Yesterday Measure and I stopped by Purlescence, where I needed to pick up some needles (how is it that I have more than half a dozen 5mm Addis, but none of them are smaller than 32"?), and I found out that they'd already sold out of Knitscene Summer! Amazing, considering the magazine is not technically due out until the 19th of this month, but I guess a lot of shops got it in early and it has just flown out the door. I'm really proud to be part of this issue -- Knitscene just seems to go from strength to strength, and I particularly love how this issue was styled and shot. I can't wait until they start offering a subscription!
Here's one of my designs from the issue, the Loon Island Shawl (all images copyright Knitscene Summer 2011):
I actually have three designs in this issue, and I think it's funny to look at them side-by-side; you can see how much of a jack-of-all-trades I am as a designer. You know how some designers have a really coherent line? When you see something new from someone like Cookie A., or Stephen West, or Kim Hargreaves, you recognize it clearly as representing their particular aesthetic. I don't feel like I have that sort of distinctive aesthetic in my own work.
Here's another design, the Mie Pullover:
There are some common threads, I suppose -- I gravitate towards fairly simple stitches, and I try to make all of my designs "knitter-friendly." Since I have a toddler and can't devote a lot of intense focus to a project, at least not for any great length of time, I try to keep stitches easily memorizable, I try to make finishing fairly simple, and the overall design fairly intuitive. But I can do these things with cables, with lace, with texture stitches, with socks, with shawls, with pullovers, with hats...you get the idea. So I do.

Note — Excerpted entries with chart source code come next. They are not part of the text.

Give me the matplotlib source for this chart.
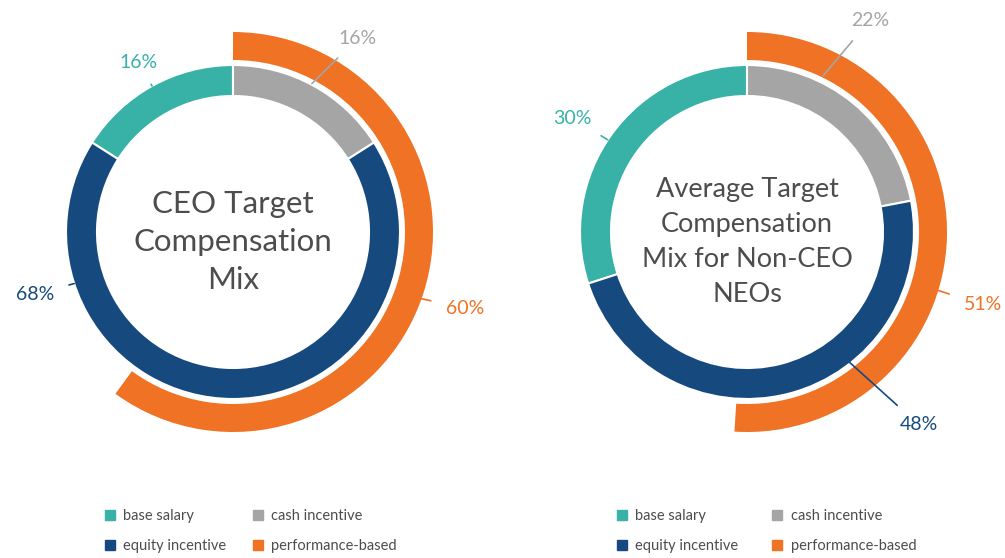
import numpy as np
import matplotlib
matplotlib.use("Agg")
import matplotlib.pyplot as plt
from matplotlib.lines import Line2D

plt.rcParams['font.family'] = ['Lato', 'DejaVu Sans']

# data
segments = ['base salary', 'cash incentive', 'equity incentive']
ceo_mix = [16, 16, 68]
neo_mix = [30, 22, 48]
ceo_perf = 60
neo_perf = 51
titles = ['CEO Target\nCompensation\nMix', 'Average Target\nCompensation\nMix for Non-CEO\nNEOs']
perf_label = 'performance-based'

colors = ['#38B2A7', '#A5A5A5', '#164A7F']
orange = '#F07224'
text_grey = '#4D4D4D'

fig = plt.figure(figsize=(10.05, 5.58), dpi=100)


def donut(ax, mix, perf, title, title_size, spacing, labels):
    # inner ring: base salary counter-clockwise from top, the rest clockwise
    ax.pie(mix, radius=0.835, colors=colors, startangle=90 + mix[0] * 3.6,
           counterclock=False,
           wedgeprops=dict(width=0.155, edgecolor='white', linewidth=1.5))
    # outer arc: performance-based share, clockwise from top
    ax.pie([perf, 100 - perf], radius=1.0, colors=[orange, 'none'],
           startangle=90, counterclock=False,
           wedgeprops=dict(width=0.14, edgecolor='none'))
    ax.text(0, -0.05, title, ha='center', va='center', fontsize=title_size,
            color=text_grey, linespacing=spacing)
    ax.set_xlim(-1.1, 1.1)
    ax.set_ylim(-1.1, 1.1)
    ax.set_aspect('equal')
    ax.axis('off')
    for txt, col, ang, r, tx, ty in labels:
        a = np.deg2rad(ang)
        ax.annotate(txt, xy=(r * np.cos(a), r * np.sin(a)), xytext=(tx, ty),
                    color=col, fontsize=14, ha='center', va='center',
                    arrowprops=dict(arrowstyle='-', color=col, lw=1.2,
                                    shrinkA=9, shrinkB=0))


ax1 = fig.add_axes([13 / 1005, 106 / 558, 440 / 1005, 440 / 558])
donut(ax1, ceo_mix, ceo_perf, titles[0], 22.5, 1.45, [
    ('%d%%' % ceo_mix[0], colors[0], 119, 0.835, -0.47, 0.85),
    ('%d%%' % ceo_mix[1], colors[1], 62, 0.84, 0.625, 0.97),
    ('%d%%' % ceo_mix[2], colors[2], 198, 0.835, -0.99, -0.31),
    ('%d%%' % ceo_perf, orange, -19.5, 1.0, 1.16, -0.38),
])

ax2 = fig.add_axes([527 / 1005, 106 / 558, 440 / 1005, 440 / 558])
donut(ax2, neo_mix, neo_perf, titles[1], 19.5, 1.5, [
    ('%d%%' % neo_mix[0], colors[0], 146.5, 0.835, -0.875, 0.57),
    ('%d%%' % neo_mix[1], colors[1], 64, 0.87, 0.615, 1.06),
    ('%d%%' % neo_mix[2], colors[2], -51.8, 0.83, 0.86, -0.965),
    ('%d%%' % neo_perf, orange, -17, 1.0, 1.18, -0.365),
])


def legend_handles():
    hs = [Line2D([], [], marker='s', linestyle='none', markersize=7,
                 color=c, label=l) for c, l in zip(colors, segments)]
    hs.append(Line2D([], [], marker='s', linestyle='none', markersize=7,
                     color=orange, label=perf_label))
    # order for 2 columns: base, equity | cash, performance
    return [hs[0], hs[2], hs[1], hs[3]]


for x0, cs in ((104 / 1005, 1.8), (616 / 1005, 2.3)):
    fig.legend(handles=legend_handles(), loc='upper left',
               bbox_to_anchor=(x0, 1 - 509 / 558), ncol=2, frameon=False,
               fontsize=10.5, handlelength=0.8, handletextpad=0.5,
               columnspacing=cs, labelspacing=1.1, labelcolor=text_grey,
               borderaxespad=0, borderpad=0)

fig.savefig('out.png', dpi=100, facecolor='white')
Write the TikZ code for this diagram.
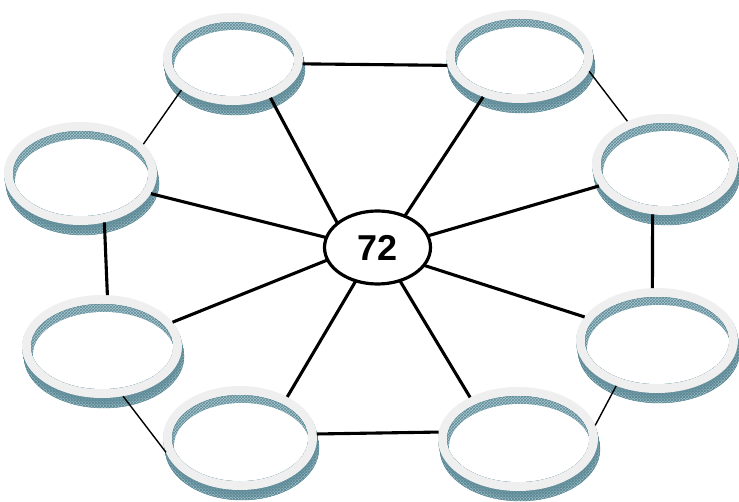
\documentclass[tikz,border=0pt]{standalone}
\usepackage{fontspec}
\setmainfont{Liberation Sans}
\usetikzlibrary{shapes.geometric,patterns}
\definecolor{wallc}{RGB}{172,200,208}
\definecolor{hatchc}{RGB}{95,140,152}
\definecolor{walledge}{RGB}{80,128,142}
\definecolor{facec}{RGB}{239,239,239}
\tikzset{
  ringnode/.style={ellipse, inner sep=0pt, outer sep=0pt, draw=none},
  thickcon/.style={line width=3.1pt, black},
  thincon/.style={line width=1.4pt, black},
  hub/.style={ellipse, draw=black, line width=3.2pt, fill=white, minimum width=106pt, minimum height=73pt, inner sep=0pt, outer sep=0pt, font=\fontsize{36}{40}\selectfont\bfseries}
}
\newcommand\myring[5]{%
  \node[ringnode, minimum width=2*#4 pt, minimum height=2*#5 pt] (#1) at (#2,#3) {};
  \foreach \k in {1,...,10}{\fill[wallc] (#2+0.2*\k,#3+\k) ellipse [x radius=#4, y radius=#5];}
  \foreach \k in {1,...,10}{\fill[pattern=crosshatch, pattern color=hatchc] (#2+0.2*\k,#3+\k) ellipse [x radius=#4, y radius=#5];}
  \draw[walledge, line width=0.4pt] (#2+2,#3+10) ellipse [x radius=#4, y radius=#5];
  \fill[facec, even odd rule] (#2,#3) ellipse [x radius=#4, y radius=#5] (#2,#3) ellipse [x radius=#4-9, y radius=#5-9];
  \begin{scope}
    \clip (#2,#3) ellipse [x radius=#4-9, y radius=#5-9];
    \fill[wallc] (#2,#3) ellipse [x radius=#4-9, y radius=#5-9];
    \fill[pattern=crosshatch, pattern color=hatchc] (#2,#3) ellipse [x radius=#4-9, y radius=#5-9];
    \draw[walledge, line width=0.4pt] (#2,#3) ellipse [x radius=#4-9, y radius=#5-9];
    \fill[white] (#2+2,#3+8) ellipse [x radius=#4-9, y radius=#5-9];
  \end{scope}
}
\begin{document}
\begin{tikzpicture}[x=1pt,y=-1pt]
\useasboundingbox (0,0) rectangle (739,502);
\fill[white] (0,0) rectangle (739,502);
\myring{tl}{233}{59}{70}{46}
\myring{tr}{519.5}{56.5}{73.5}{46.5}
\myring{l}{80.5}{173.5}{76.5}{51.5}
\myring{r}{665}{164.5}{73}{50.5}
\myring{ll}{102}{346.5}{80}{51.5}
\myring{rr}{657}{340.5}{81}{52.5}
\myring{bl}{240}{438}{77}{52}
\myring{br}{518}{439}{80}{52}
\node[hub] (c) at (377.5,247.5) {72};
% outer connections
\draw[thickcon] (tl.-4.9) -- (tr.-173);
\draw[thickcon] (l.-64) -- (ll.84.5);
\draw[thickcon] (r.-104.4) -- (rr.95.9);
\draw[thickcon] (bl.3.7) -- (br.175.6);
\draw[thincon] (tl.-149) -- (l.25.9);
\draw[thincon] (tr.-12.4) -- (r.131.5);
\draw[thincon] (ll.-67.5) -- (bl.-169.4);
\draw[thincon] (rr.-132.6) -- (br.10.6);
% spokes
\draw[thickcon] (c.149) -- (tl.-46.4);
\draw[thickcon] (c.49.8) -- (tr.-132.2);
\draw[thickcon] (c.169.1) -- (l.-16.1);
\draw[thickcon] (c.13.4) -- (r.-162.5);
\draw[thickcon] (c.-166.6) -- (ll.19.8);
\draw[thickcon] (c.-21.3) -- (rr.162.6);
\draw[thickcon] (c.-123.1) -- (bl.41.5);
\draw[thickcon] (c.-56.9) -- (br.139.3);
\end{tikzpicture}
\end{document}
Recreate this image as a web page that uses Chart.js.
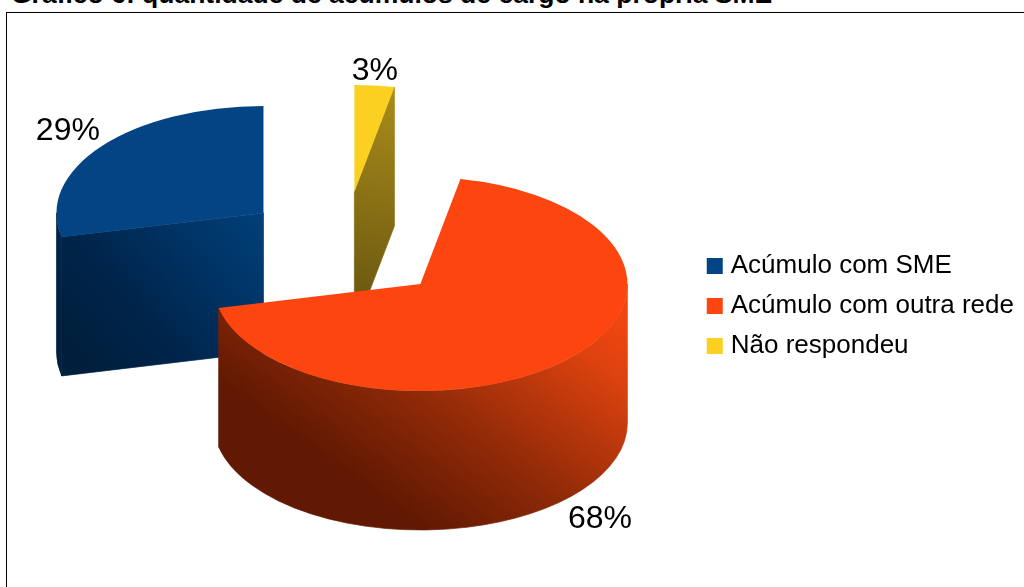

Here's the Mayville Cardigan:
I suspect my lack of an obvious point of view makes me less marketable as a designer; it's certainly hard for me to conceive of what theme or element might unite a book-length collection of my designs. But to be honest, I'm not sure I care. Becoming a Super Famous Designer would be pretty sweet, but it's not really my goal. As long as I'm enjoying the process, and putting out work that (at least a few) other people enjoy too, then it's all good.